=== Stored data ===

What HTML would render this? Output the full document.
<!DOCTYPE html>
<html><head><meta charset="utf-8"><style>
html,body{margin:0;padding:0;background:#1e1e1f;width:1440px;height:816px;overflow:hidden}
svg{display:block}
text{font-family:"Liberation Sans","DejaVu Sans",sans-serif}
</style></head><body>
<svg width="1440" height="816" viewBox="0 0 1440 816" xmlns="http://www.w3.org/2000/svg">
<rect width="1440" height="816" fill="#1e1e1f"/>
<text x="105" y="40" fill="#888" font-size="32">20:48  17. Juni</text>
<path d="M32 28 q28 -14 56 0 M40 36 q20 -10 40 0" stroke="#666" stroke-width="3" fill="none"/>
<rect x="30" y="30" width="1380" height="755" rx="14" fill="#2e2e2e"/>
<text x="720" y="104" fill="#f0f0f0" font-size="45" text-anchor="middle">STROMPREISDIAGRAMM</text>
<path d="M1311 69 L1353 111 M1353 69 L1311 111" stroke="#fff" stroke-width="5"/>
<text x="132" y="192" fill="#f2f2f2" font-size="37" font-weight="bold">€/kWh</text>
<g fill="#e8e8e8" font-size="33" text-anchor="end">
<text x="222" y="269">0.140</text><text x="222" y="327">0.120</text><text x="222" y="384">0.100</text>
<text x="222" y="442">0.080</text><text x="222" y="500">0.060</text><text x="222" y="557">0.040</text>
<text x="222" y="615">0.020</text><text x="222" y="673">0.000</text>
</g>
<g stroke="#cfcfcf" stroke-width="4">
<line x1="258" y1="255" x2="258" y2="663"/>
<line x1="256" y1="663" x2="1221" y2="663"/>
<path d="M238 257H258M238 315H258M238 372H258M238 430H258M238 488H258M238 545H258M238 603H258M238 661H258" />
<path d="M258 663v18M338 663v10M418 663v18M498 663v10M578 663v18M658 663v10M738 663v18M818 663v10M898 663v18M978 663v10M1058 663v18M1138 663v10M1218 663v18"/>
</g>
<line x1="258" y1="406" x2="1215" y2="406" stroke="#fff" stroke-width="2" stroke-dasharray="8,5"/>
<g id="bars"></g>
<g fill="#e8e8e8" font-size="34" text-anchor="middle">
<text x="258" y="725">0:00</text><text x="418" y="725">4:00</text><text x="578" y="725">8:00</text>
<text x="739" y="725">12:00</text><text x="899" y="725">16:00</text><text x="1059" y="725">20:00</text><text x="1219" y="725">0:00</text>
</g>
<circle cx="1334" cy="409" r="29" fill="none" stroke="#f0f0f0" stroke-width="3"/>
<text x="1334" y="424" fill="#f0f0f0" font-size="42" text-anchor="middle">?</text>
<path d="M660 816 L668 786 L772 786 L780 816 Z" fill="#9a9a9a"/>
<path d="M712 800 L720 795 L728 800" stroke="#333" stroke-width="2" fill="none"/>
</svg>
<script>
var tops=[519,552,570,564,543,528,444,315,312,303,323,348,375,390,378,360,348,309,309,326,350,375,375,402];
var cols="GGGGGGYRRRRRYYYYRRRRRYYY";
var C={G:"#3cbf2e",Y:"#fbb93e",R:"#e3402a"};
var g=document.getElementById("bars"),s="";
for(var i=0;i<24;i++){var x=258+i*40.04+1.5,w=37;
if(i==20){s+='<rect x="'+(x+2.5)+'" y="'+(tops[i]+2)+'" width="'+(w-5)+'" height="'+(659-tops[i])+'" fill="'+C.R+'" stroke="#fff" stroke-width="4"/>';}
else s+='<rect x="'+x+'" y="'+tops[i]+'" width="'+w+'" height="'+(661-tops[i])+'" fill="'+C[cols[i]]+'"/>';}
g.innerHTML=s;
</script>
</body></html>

===
=== Stored data ===

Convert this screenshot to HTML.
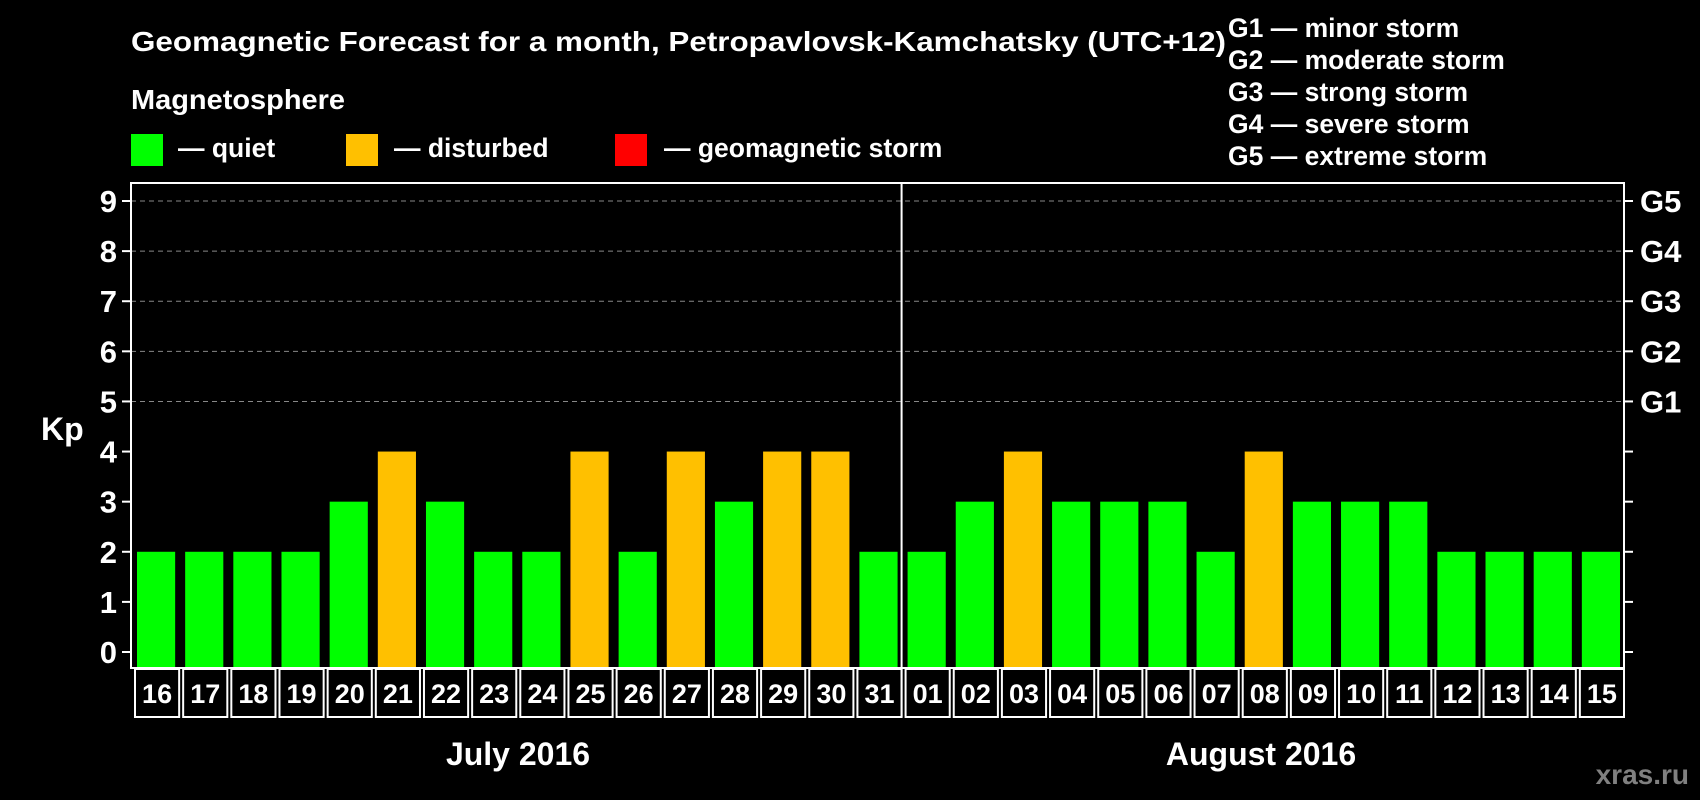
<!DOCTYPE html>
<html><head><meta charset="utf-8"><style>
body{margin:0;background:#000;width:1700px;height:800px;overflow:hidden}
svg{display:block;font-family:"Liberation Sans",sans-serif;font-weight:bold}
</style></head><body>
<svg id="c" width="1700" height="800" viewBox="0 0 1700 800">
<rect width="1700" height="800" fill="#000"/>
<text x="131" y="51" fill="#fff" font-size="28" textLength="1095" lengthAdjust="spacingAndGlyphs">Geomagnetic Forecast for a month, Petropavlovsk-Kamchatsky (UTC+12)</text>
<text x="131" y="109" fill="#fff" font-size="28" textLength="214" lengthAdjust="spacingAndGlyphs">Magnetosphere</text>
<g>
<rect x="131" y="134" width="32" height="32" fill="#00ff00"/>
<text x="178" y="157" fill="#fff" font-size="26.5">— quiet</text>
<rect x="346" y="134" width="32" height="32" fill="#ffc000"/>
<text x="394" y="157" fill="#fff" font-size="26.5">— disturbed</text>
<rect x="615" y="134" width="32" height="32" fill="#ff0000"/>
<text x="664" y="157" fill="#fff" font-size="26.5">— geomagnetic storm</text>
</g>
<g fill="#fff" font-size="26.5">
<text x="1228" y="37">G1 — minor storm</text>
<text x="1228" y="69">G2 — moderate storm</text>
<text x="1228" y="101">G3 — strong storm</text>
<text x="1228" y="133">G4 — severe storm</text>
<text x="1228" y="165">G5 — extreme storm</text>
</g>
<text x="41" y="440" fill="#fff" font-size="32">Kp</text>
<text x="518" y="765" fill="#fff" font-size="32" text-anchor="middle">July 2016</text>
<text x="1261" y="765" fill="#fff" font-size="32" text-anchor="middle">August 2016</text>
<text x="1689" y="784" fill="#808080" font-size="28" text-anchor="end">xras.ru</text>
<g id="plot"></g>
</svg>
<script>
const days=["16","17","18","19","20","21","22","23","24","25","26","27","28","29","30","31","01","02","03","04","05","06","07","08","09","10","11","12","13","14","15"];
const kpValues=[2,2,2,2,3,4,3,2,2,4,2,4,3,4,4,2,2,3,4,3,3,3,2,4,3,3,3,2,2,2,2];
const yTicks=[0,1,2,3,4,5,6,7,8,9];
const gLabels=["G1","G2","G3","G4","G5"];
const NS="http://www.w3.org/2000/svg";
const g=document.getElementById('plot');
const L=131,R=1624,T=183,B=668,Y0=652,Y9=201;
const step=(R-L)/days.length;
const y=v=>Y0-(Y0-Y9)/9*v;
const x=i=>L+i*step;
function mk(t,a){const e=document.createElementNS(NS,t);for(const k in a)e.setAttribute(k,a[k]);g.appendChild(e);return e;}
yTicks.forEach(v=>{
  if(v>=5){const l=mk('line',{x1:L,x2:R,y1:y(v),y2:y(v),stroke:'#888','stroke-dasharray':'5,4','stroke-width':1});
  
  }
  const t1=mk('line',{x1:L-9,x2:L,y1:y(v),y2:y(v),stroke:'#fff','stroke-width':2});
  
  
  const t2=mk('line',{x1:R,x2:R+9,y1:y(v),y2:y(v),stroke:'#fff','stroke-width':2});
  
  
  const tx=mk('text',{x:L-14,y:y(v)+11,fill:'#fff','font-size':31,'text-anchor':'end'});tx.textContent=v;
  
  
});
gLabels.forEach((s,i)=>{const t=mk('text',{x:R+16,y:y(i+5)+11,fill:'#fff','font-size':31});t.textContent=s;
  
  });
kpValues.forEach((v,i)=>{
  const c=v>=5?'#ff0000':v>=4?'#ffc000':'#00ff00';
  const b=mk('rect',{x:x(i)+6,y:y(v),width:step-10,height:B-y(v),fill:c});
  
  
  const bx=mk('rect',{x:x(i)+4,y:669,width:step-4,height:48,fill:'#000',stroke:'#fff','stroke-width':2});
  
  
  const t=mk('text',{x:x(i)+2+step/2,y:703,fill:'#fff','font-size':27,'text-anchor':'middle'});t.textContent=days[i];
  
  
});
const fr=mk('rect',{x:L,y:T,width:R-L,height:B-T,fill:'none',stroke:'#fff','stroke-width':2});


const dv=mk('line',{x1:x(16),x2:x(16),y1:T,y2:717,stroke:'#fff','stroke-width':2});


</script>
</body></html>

===
=== Stored data ===

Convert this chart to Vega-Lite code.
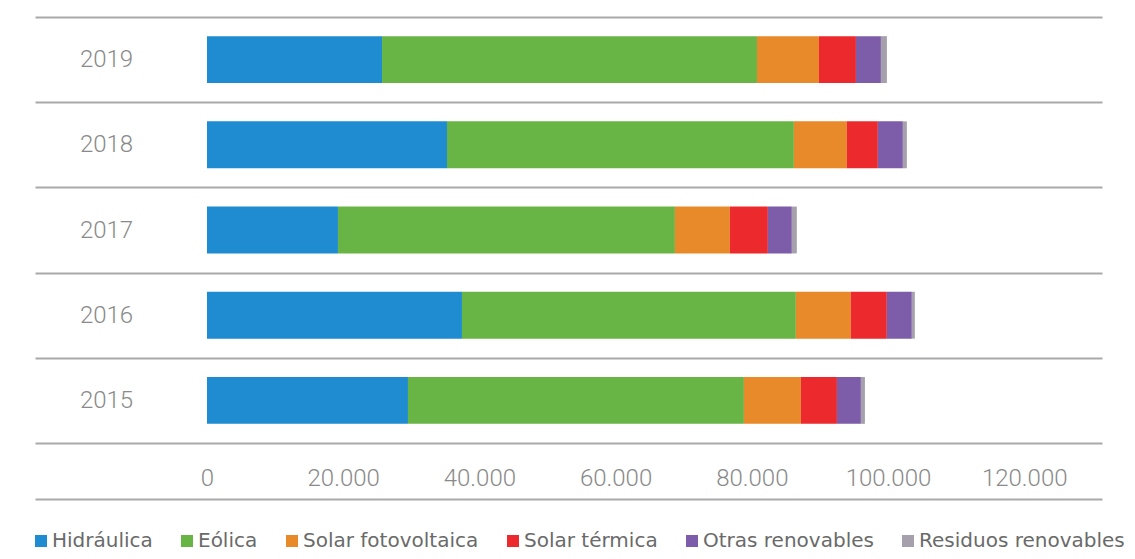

===

The request: Collect from the data above every line that includes "Convert".

Solution to the problem:
Convert this screenshot to HTML.
Convert this chart to Vega-Lite code.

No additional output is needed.